YOUR INSTRUCTIONS: Print the listing from its top line through the line containing "err = [14.8, 41.5, 54.4, 148.5]", nothing more, and leave out the pictures.

* Start DATA SHOWN *

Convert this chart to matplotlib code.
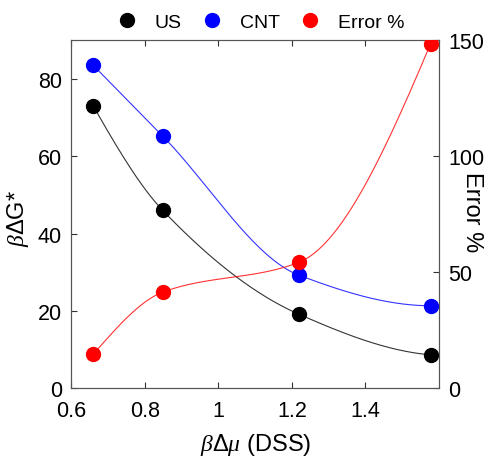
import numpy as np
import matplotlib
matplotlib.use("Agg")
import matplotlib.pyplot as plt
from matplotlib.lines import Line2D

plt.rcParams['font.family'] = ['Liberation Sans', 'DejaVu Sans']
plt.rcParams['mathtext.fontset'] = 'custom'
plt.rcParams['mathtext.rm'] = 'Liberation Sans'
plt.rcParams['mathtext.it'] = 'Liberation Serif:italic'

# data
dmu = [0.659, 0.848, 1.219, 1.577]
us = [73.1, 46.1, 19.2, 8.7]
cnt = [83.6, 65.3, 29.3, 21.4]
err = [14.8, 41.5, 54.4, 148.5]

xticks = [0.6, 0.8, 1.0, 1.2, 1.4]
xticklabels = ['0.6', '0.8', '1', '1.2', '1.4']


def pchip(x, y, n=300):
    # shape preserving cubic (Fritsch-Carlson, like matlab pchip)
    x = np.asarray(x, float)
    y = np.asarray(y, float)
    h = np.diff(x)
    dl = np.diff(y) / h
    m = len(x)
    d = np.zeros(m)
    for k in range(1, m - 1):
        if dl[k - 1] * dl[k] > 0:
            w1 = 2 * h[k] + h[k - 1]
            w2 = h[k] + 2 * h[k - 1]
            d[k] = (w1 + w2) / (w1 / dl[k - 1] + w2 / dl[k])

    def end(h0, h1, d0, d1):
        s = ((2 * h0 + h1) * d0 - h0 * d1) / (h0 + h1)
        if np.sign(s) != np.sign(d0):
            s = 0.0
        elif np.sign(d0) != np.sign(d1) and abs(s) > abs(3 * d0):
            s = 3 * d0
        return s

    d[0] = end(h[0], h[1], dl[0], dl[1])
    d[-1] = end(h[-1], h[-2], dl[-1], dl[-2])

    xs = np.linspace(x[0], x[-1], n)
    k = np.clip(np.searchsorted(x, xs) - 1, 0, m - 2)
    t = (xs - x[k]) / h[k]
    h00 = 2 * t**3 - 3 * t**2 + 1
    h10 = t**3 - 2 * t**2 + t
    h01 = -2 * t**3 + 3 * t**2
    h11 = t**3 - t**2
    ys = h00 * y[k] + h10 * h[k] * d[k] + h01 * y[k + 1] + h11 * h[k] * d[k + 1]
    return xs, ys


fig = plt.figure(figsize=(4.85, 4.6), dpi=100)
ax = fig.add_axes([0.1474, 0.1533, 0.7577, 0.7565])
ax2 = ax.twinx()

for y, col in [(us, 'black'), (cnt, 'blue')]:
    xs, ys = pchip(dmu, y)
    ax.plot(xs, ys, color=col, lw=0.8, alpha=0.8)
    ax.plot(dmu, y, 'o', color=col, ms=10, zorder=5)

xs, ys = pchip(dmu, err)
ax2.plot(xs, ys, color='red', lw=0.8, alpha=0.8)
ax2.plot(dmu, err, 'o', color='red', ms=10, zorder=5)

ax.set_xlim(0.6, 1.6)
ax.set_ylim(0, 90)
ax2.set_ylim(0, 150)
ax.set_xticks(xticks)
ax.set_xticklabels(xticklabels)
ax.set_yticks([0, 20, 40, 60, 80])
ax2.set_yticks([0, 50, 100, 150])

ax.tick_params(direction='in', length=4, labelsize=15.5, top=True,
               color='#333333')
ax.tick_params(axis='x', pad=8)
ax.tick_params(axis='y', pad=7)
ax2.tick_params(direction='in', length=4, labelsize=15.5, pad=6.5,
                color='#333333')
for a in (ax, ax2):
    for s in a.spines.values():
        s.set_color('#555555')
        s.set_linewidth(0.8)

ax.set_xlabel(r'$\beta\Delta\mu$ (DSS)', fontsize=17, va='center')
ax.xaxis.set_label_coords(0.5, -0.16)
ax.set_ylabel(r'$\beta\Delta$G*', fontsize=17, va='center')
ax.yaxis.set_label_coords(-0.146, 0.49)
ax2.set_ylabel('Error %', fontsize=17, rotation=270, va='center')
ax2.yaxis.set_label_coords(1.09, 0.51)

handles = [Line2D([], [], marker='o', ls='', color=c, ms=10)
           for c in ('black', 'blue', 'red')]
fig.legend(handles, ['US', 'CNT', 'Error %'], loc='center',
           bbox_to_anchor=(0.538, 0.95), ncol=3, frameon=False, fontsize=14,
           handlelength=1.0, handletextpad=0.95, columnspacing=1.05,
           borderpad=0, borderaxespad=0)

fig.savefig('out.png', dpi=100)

* End DATA SHOWN *

EXERCISE RESULT:
Convert this chart to matplotlib code.
import numpy as np
import matplotlib
matplotlib.use("Agg")
import matplotlib.pyplot as plt
from matplotlib.lines import Line2D

plt.rcParams['font.family'] = ['Liberation Sans', 'DejaVu Sans']
plt.rcParams['mathtext.fontset'] = 'custom'
plt.rcParams['mathtext.rm'] = 'Liberation Sans'
plt.rcParams['mathtext.it'] = 'Liberation Serif:italic'

# data
dmu = [0.659, 0.848, 1.219, 1.577]
us = [73.1, 46.1, 19.2, 8.7]
cnt = [83.6, 65.3, 29.3, 21.4]
err = [14.8, 41.5, 54.4, 148.5]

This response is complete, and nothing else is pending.